Crop boxes not aligned with parts
Hey Johan! Super cool project! Here’s some feedback from when I tried it. :)
One thing I noticed when trying the app was that the crop boxes that resulted when I clicked on a part did not always align perfectly. It seems like you have pre-sampled a grid of crop boxes, computed and compared their embeddings and use the closest box to the user's mouse click. It does the job but feels a bit awkward to use, especially if you don't understand how it works. Here are some suggestions for how this could be improved:
- Highlight the resulting crop box on mouse hover. This would make it more intuitive for the user, but not sure if it would be problematic to listen to mouse movements in real time.
- Sample a denser grid, so the resulting crop box can be better aligned with mouse clicks.
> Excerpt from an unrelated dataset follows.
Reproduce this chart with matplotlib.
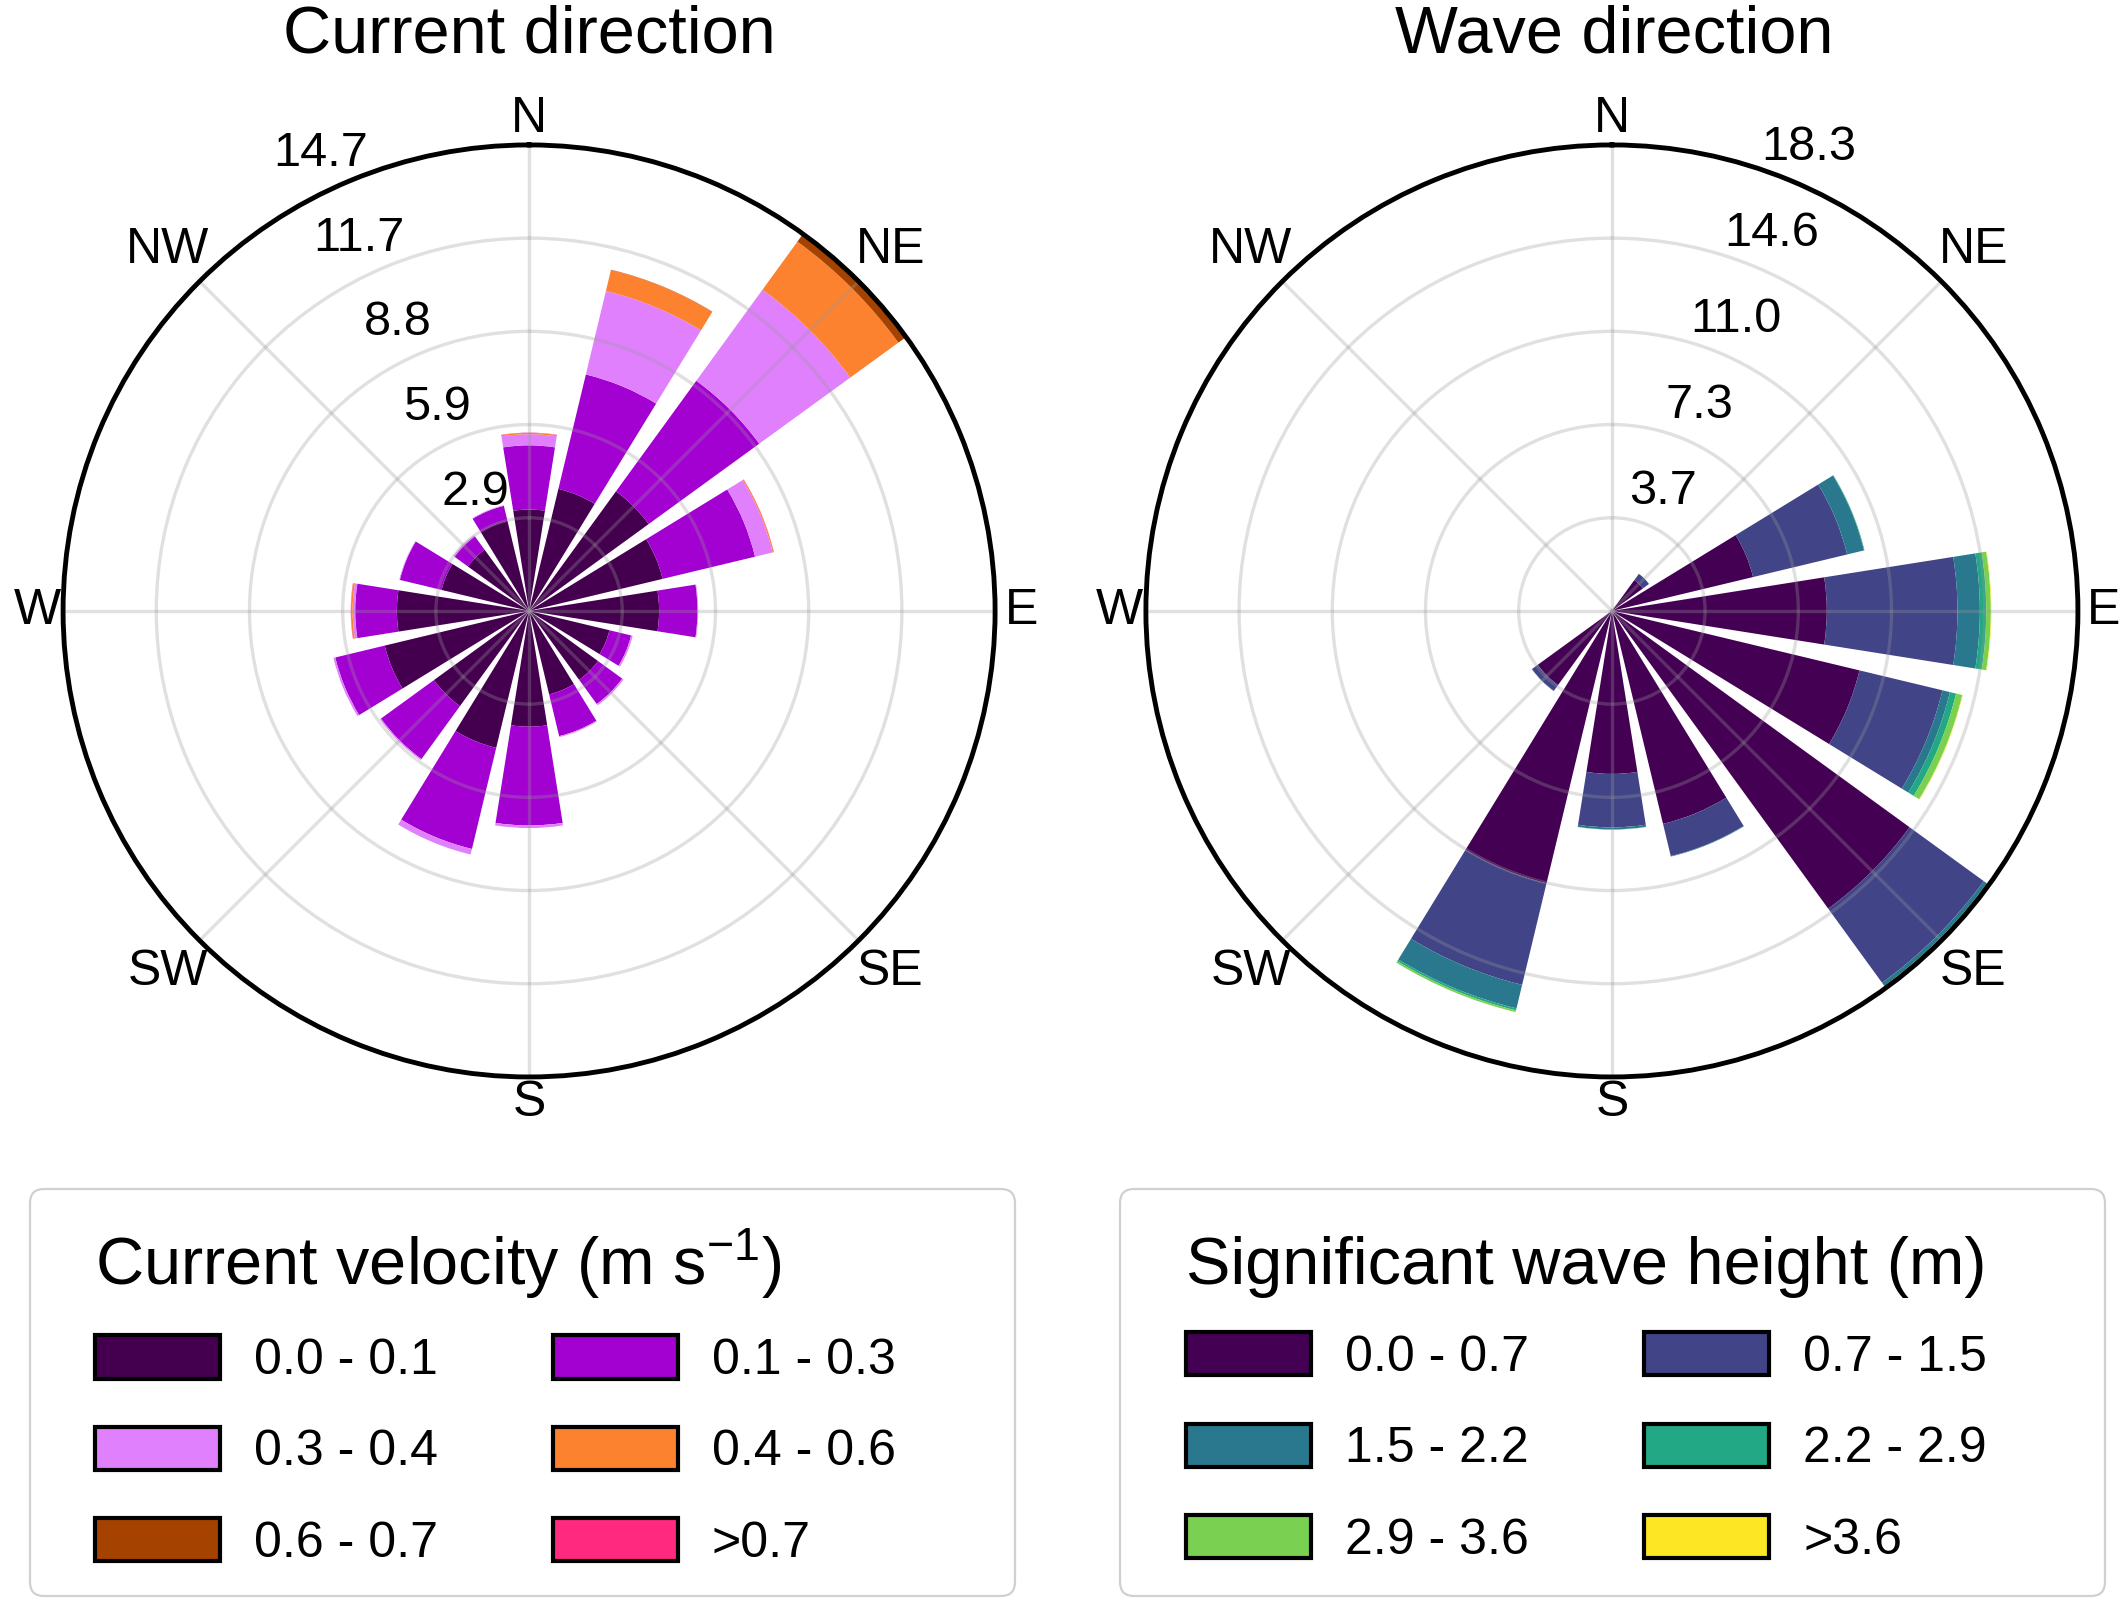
import numpy as np
import matplotlib
matplotlib.use("Agg")
import matplotlib.pyplot as plt
from matplotlib.patches import Patch, FancyBboxPatch
from matplotlib.transforms import ScaledTranslation

plt.rcParams['font.family'] = ['Liberation Sans', 'DejaVu Sans']
plt.rcParams['mathtext.fontset'] = 'custom'
plt.rcParams['mathtext.rm'] = 'Liberation Sans'
plt.rcParams['mathtext.default'] = 'regular'

# ---------------- data ----------------
directions = ['N', 'NNE', 'NE', 'ENE', 'E', 'ESE', 'SE', 'SSE',
              'S', 'SSW', 'SW', 'WSW', 'W', 'WNW', 'NW', 'NNW']
compass_labels = ['N', 'NE', 'E', 'SE', 'S', 'SW', 'W', 'NW']

# Current direction: frequency (%) per velocity bin (stack segments)
current_bins = ['0.0 - 0.1', '0.1 - 0.3', '0.3 - 0.4', '0.4 - 0.6', '0.6 - 0.7', '>0.7']
cur_0 = [3.19, 3.95, 4.65, 4.32, 4.09, 2.60, 2.68, 2.70, 3.64, 4.43, 3.70, 4.67, 4.16, 2.83, 2.38, 2.92]
cur_1 = [2.02, 3.70, 4.30, 2.99, 1.21, 0.70, 0.94, 1.35, 3.11, 3.27, 2.06, 1.60, 1.31, 1.35, 0.52, 0.48]
cur_2 = [0.35, 2.70, 3.54, 0.57, 0.02, 0.05, 0.05, 0.03, 0.08, 0.18, 0.04, 0.06, 0.08, 0.02, 0.04, 0.02]
cur_3 = [0.04, 0.68, 1.87, 0.03, 0.00, 0.00, 0.00, 0.00, 0.00, 0.00, 0.00, 0.00, 0.05, 0.00, 0.00, 0.00]
cur_4 = [0.00, 0.01, 0.30, 0.00, 0.00, 0.00, 0.00, 0.00, 0.00, 0.00, 0.00, 0.00, 0.00, 0.00, 0.00, 0.00]
cur_5 = [0.01, 0.00, 0.00, 0.01, 0.00, 0.00, 0.00, 0.00, 0.00, 0.00, 0.00, 0.00, 0.01, 0.00, 0.00, 0.00]
current_colors = ['#44004f', '#a300d2', '#e080fc', '#fd8230', '#a64200', '#ff2a7f']

# Wave direction: frequency (%) per significant wave height bin
wave_bins = ['0.0 - 0.7', '0.7 - 1.5', '1.5 - 2.2', '2.2 - 2.9', '2.9 - 3.6', '>3.6']
wav_0 = [0.00, 0.00, 1.50, 5.70, 8.44, 10.00, 14.45, 8.60, 6.40, 11.00, 3.60, 0.00, 0.00, 0.00, 0.00, 0.00]
wav_1 = [0.00, 0.00, 0.30, 3.80, 5.13, 3.35, 3.60, 1.30, 2.10, 4.10, 0.28, 0.00, 0.00, 0.00, 0.00, 0.00]
wav_2 = [0.00, 0.00, 0.00, 0.68, 0.88, 0.30, 0.15, 0.02, 0.08, 0.95, 0.01, 0.00, 0.00, 0.00, 0.00, 0.00]
wav_3 = [0.00, 0.00, 0.00, 0.02, 0.25, 0.25, 0.07, 0.00, 0.01, 0.08, 0.00, 0.00, 0.00, 0.00, 0.00, 0.00]
wav_4 = [0.00, 0.00, 0.00, 0.00, 0.18, 0.25, 0.03, 0.00, 0.00, 0.07, 0.00, 0.00, 0.00, 0.00, 0.00, 0.00]
wav_5 = [0.00, 0.00, 0.00, 0.00, 0.02, 0.02, 0.00, 0.00, 0.00, 0.00, 0.00, 0.00, 0.00, 0.00, 0.00, 0.00]
wave_colors = ['#440154', '#414487', '#2a788e', '#22a884', '#7ad151', '#fde725']

# ---------------- figure ----------------
fig = plt.figure(figsize=(21.24, 16.05), dpi=100)
ax1 = fig.add_axes([0.0297, 0.329, 0.4388, 0.5807], projection='polar')
ax2 = fig.add_axes([0.5395, 0.329, 0.4388, 0.5807], projection='polar')


def offset(ax, dist_in, ang_deg):
    a = np.deg2rad(ang_deg)
    return ax.transData + ScaledTranslation(dist_in * np.sin(a), dist_in * np.cos(a),
                                            fig.dpi_scale_trans)


def rose(ax, series, colors, rlabel_angle):
    n = len(directions)
    theta = np.deg2rad(np.arange(n) * 360.0 / n)
    width = 0.8 * 2 * np.pi / n
    data = np.array(series, dtype=float)
    bottom = np.zeros(n)
    for vals, col in zip(data, colors):
        ax.bar(theta, vals, width=width, bottom=bottom, color=col,
               linewidth=0, align='center', zorder=1)
        bottom = bottom + vals
    rmax = bottom.max()
    ax.set_theta_zero_location('N')
    ax.set_theta_direction(-1)
    ax.set_ylim(0, rmax)
    radii = np.linspace(0, rmax, 6)[1:]
    ax.set_yticks(radii)
    ax.set_yticklabels([])
    for r in radii:
        ax.text(np.deg2rad(rlabel_angle), r, f'{r:.1f}', fontsize=35,
                ha='center', va='center', zorder=10, clip_on=False,
                transform=offset(ax, 0.37, rlabel_angle))
    angs = np.arange(0, 360, 45)
    ax.set_xticks(np.deg2rad(angs))
    ax.set_xticklabels([])
    for ang, lab in zip(angs, compass_labels):
        d = 0.26 if ang % 90 == 0 else 0.45
        ax.text(np.deg2rad(ang), rmax, lab, fontsize=36, ha='center', va='center',
                clip_on=False, transform=offset(ax, d, ang))
    ax.grid(True, color='#999999', alpha=0.3, linewidth=2.4)
    ax.spines['polar'].set_linewidth(3.5)
    ax.spines['polar'].set_color('black')


rose(ax1, [cur_0, cur_1, cur_2, cur_3, cur_4, cur_5], current_colors, -24.5)
rose(ax2, [wav_0, wav_1, wav_2, wav_3, wav_4, wav_5], wave_colors, 23)

fig.text(0.249, 0.978, 'Current direction', ha='center', va='center', fontsize=48)
fig.text(0.760, 0.978, 'Wave direction', ha='center', va='center', fontsize=48)

# ---------------- legends ----------------
order = [0, 2, 4, 1, 3, 5]


def add_legend(labels, colors, title, frame_x, content_x, top_y):
    frame = FancyBboxPatch((frame_x, 0.09), 9.85, 4.07,
                           boxstyle='round,pad=0,rounding_size=0.14',
                           transform=fig.dpi_scale_trans,
                           facecolor='white', edgecolor='#d0d0d0', linewidth=1.6)
    fig.patches.append(frame)
    handles = [Patch(facecolor=colors[i], edgecolor='black', linewidth=3) for i in order]
    labs = [labels[i] for i in order]
    leg = fig.legend(handles, labs, title=title, ncol=2, loc='upper left',
                     bbox_to_anchor=(content_x, top_y), bbox_transform=fig.transFigure,
                     frameon=False, fontsize=36, title_fontsize=48,
                     borderpad=0, borderaxespad=0, handlelength=2.5, handleheight=0.95,
                     handletextpad=0.68, columnspacing=2.3, labelspacing=0.85,
                     alignment='left')
    try:
        leg._legend_box.sep = 25
    except Exception:
        pass
    return leg


add_legend(current_bins, current_colors, 'Current velocity (m s$^{-1}$)', 0.30, 0.0445, 0.2361)
add_legend(wave_bins, wave_colors, 'Significant wave height (m)', 11.20, 0.5585, 0.2302)

fig.savefig('out.png', dpi=100, facecolor='white')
If this gives performance issues, you could try doing a foreground/background classification and only use the crops that contain objects. Or embed all crop boxes but use efficient nearest-neighbor search in the embedding space to reduce the number of comparisons.
You could also change approach entirely. I suppose ideally you only want crop boxes that fit neatly around each part. In this way, you don't need to embed a bunch of background crops and could handle parts at multiple scales. Perhaps you could find a way of doing unsupervised object detection and/or segmentation and use these to create the crops?
Now that I think about it, perhaps you could even go down the road of auto-annotating parts and training a smaller model on these? Heavy-duty foundation models that generalize well to new data are perfect for this, for example Meta's newly released SAM.
Yes, I have tried running images through SAM and it works well, so that's definitely a way to go. Let's consider that a long term goal!
You are right that it's using a sampled grid and I see why that could cause confusion, you are not the only one complaining about it.
For the short term I'm considering letting the user pick any box (grid size = 1px), and run inference on that 64x64 patch. Being able to run inference in the web app will be useful later as it would allow users to upload images!